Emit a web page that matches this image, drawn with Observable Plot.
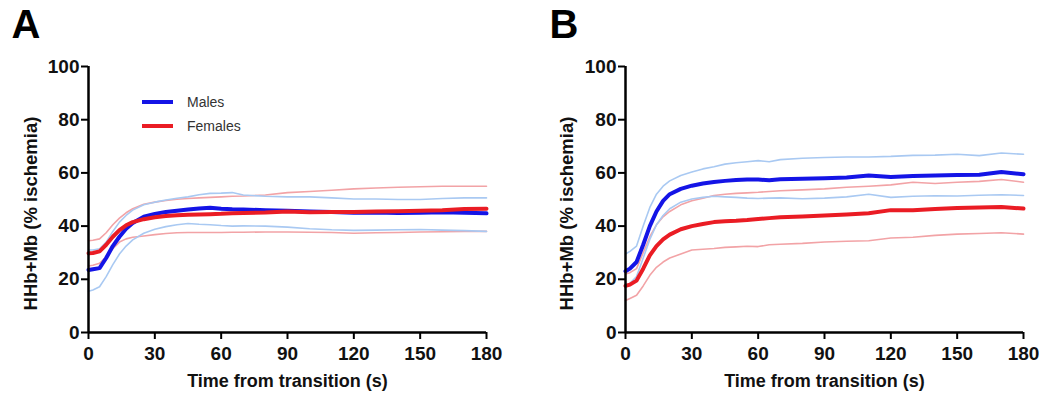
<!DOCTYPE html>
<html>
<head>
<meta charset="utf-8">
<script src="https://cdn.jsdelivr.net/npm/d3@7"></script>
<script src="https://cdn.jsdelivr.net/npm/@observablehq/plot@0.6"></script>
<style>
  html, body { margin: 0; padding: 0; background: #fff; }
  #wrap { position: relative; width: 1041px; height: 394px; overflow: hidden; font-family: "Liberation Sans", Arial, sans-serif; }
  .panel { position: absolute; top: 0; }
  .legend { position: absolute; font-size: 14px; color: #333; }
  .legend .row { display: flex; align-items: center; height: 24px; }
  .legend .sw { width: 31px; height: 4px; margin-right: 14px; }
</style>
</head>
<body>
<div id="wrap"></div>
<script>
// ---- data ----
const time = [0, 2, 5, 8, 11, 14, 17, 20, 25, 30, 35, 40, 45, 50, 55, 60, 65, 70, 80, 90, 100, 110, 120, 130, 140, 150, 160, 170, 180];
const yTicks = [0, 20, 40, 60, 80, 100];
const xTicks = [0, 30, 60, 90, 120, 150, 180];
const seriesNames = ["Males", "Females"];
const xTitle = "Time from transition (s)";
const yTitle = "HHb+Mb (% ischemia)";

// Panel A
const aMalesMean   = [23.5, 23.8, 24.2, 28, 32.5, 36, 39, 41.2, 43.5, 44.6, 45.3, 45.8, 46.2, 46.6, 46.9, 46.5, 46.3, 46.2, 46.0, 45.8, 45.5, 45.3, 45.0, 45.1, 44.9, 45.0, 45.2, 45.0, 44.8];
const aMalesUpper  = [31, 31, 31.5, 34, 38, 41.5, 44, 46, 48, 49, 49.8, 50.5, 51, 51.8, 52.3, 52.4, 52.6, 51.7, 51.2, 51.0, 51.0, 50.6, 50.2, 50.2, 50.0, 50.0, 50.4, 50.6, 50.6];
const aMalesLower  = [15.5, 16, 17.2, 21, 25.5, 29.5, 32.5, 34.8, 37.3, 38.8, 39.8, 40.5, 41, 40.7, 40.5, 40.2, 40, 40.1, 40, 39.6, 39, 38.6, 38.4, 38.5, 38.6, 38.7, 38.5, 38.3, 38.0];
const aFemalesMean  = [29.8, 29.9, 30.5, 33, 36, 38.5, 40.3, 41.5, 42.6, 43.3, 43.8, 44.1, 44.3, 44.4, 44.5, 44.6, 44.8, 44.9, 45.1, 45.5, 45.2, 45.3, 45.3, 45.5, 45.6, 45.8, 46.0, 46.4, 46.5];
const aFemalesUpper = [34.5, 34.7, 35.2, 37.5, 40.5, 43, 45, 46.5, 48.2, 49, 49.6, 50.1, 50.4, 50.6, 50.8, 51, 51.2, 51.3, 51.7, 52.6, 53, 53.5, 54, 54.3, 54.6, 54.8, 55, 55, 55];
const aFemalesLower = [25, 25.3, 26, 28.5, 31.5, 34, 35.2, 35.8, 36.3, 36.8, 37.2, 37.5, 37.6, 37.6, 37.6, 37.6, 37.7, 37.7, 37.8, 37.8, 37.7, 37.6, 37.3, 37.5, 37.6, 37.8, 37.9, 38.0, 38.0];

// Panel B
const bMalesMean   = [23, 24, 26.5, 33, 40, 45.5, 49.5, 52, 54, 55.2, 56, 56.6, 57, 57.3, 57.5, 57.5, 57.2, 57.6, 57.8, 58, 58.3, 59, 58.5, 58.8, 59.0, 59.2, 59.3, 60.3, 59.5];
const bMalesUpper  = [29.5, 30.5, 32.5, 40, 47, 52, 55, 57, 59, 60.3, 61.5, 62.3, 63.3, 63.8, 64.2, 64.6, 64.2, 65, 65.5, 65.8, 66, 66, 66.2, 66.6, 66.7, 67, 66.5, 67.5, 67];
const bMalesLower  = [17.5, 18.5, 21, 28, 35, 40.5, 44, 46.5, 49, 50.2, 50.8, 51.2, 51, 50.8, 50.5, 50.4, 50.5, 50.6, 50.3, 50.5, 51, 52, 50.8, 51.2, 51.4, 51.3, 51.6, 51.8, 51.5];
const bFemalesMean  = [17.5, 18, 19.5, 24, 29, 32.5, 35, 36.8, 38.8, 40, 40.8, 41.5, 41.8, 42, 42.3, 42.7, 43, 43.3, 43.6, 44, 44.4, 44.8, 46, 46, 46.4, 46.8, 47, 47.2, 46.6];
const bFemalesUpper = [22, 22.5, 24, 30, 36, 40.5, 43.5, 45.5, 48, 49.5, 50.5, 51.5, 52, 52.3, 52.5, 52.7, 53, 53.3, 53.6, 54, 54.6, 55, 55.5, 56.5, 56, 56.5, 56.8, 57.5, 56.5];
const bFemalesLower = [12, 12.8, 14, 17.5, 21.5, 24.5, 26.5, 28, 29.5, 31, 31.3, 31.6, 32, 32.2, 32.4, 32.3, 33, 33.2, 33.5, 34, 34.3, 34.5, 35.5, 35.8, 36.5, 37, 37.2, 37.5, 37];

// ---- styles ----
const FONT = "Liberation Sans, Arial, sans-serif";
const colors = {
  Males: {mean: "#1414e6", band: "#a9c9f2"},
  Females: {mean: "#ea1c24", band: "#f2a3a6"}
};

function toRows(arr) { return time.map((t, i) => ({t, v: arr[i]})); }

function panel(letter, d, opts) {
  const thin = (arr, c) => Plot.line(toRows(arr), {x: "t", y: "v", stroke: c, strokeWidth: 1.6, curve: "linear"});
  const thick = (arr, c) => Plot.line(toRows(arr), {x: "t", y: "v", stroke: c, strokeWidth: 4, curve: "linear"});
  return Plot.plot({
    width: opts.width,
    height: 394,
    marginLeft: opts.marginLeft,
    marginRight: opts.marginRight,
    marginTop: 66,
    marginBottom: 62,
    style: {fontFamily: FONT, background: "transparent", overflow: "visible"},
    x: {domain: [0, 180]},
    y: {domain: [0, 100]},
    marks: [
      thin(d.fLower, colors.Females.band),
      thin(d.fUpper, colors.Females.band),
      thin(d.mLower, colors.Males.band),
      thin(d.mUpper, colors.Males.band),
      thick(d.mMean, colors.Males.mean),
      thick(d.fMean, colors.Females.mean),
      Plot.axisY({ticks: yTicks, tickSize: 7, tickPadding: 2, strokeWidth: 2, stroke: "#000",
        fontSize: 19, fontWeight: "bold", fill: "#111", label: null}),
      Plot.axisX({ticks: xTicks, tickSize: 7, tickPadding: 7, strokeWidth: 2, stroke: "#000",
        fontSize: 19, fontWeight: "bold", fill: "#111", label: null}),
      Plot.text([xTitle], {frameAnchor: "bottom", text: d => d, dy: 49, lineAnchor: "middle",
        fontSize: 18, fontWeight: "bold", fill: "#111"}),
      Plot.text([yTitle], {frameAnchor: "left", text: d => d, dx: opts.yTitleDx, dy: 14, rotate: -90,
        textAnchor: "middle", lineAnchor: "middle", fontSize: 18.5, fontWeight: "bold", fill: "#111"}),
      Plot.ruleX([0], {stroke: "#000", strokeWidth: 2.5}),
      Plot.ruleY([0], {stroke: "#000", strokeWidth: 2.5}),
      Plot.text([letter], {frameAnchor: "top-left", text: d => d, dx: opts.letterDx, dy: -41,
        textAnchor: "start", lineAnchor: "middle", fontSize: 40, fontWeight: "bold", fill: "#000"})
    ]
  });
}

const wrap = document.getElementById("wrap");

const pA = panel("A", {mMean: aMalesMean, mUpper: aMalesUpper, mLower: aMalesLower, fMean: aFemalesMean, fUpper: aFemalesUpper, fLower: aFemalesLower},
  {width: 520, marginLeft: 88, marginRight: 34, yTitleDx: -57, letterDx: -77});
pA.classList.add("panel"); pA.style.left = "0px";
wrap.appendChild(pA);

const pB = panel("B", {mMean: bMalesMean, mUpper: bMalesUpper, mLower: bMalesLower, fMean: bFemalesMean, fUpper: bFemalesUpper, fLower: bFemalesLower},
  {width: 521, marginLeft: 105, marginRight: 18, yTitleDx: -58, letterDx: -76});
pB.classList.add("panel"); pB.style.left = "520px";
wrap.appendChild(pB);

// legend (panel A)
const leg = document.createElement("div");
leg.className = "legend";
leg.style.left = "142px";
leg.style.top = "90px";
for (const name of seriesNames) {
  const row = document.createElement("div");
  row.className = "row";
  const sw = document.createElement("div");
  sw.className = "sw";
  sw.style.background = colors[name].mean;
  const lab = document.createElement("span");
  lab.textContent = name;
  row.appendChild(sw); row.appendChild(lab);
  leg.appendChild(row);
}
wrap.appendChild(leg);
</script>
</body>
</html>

········

• Exercise objective
Print, exactly as written, the lines above from the first one to the one containing "37.9, 38.0, 38.0];". Leave out pictures.

• Result below
Emit a web page that matches this image, drawn with Observable Plot.
<!DOCTYPE html>
<html>
<head>
<meta charset="utf-8">
<script src="https://cdn.jsdelivr.net/npm/d3@7"></script>
<script src="https://cdn.jsdelivr.net/npm/@observablehq/plot@0.6"></script>
<style>
  html, body { margin: 0; padding: 0; background: #fff; }
  #wrap { position: relative; width: 1041px; height: 394px; overflow: hidden; font-family: "Liberation Sans", Arial, sans-serif; }
  .panel { position: absolute; top: 0; }
  .legend { position: absolute; font-size: 14px; color: #333; }
  .legend .row { display: flex; align-items: center; height: 24px; }
  .legend .sw { width: 31px; height: 4px; margin-right: 14px; }
</style>
</head>
<body>
<div id="wrap"></div>
<script>
// ---- data ----
const time = [0, 2, 5, 8, 11, 14, 17, 20, 25, 30, 35, 40, 45, 50, 55, 60, 65, 70, 80, 90, 100, 110, 120, 130, 140, 150, 160, 170, 180];
const yTicks = [0, 20, 40, 60, 80, 100];
const xTicks = [0, 30, 60, 90, 120, 150, 180];
const seriesNames = ["Males", "Females"];
const xTitle = "Time from transition (s)";
const yTitle = "HHb+Mb (% ischemia)";

// Panel A
const aMalesMean   = [23.5, 23.8, 24.2, 28, 32.5, 36, 39, 41.2, 43.5, 44.6, 45.3, 45.8, 46.2, 46.6, 46.9, 46.5, 46.3, 46.2, 46.0, 45.8, 45.5, 45.3, 45.0, 45.1, 44.9, 45.0, 45.2, 45.0, 44.8];
const aMalesUpper  = [31, 31, 31.5, 34, 38, 41.5, 44, 46, 48, 49, 49.8, 50.5, 51, 51.8, 52.3, 52.4, 52.6, 51.7, 51.2, 51.0, 51.0, 50.6, 50.2, 50.2, 50.0, 50.0, 50.4, 50.6, 50.6];
const aMalesLower  = [15.5, 16, 17.2, 21, 25.5, 29.5, 32.5, 34.8, 37.3, 38.8, 39.8, 40.5, 41, 40.7, 40.5, 40.2, 40, 40.1, 40, 39.6, 39, 38.6, 38.4, 38.5, 38.6, 38.7, 38.5, 38.3, 38.0];
const aFemalesMean  = [29.8, 29.9, 30.5, 33, 36, 38.5, 40.3, 41.5, 42.6, 43.3, 43.8, 44.1, 44.3, 44.4, 44.5, 44.6, 44.8, 44.9, 45.1, 45.5, 45.2, 45.3, 45.3, 45.5, 45.6, 45.8, 46.0, 46.4, 46.5];
const aFemalesUpper = [34.5, 34.7, 35.2, 37.5, 40.5, 43, 45, 46.5, 48.2, 49, 49.6, 50.1, 50.4, 50.6, 50.8, 51, 51.2, 51.3, 51.7, 52.6, 53, 53.5, 54, 54.3, 54.6, 54.8, 55, 55, 55];
const aFemalesLower = [25, 25.3, 26, 28.5, 31.5, 34, 35.2, 35.8, 36.3, 36.8, 37.2, 37.5, 37.6, 37.6, 37.6, 37.6, 37.7, 37.7, 37.8, 37.8, 37.7, 37.6, 37.3, 37.5, 37.6, 37.8, 37.9, 38.0, 38.0];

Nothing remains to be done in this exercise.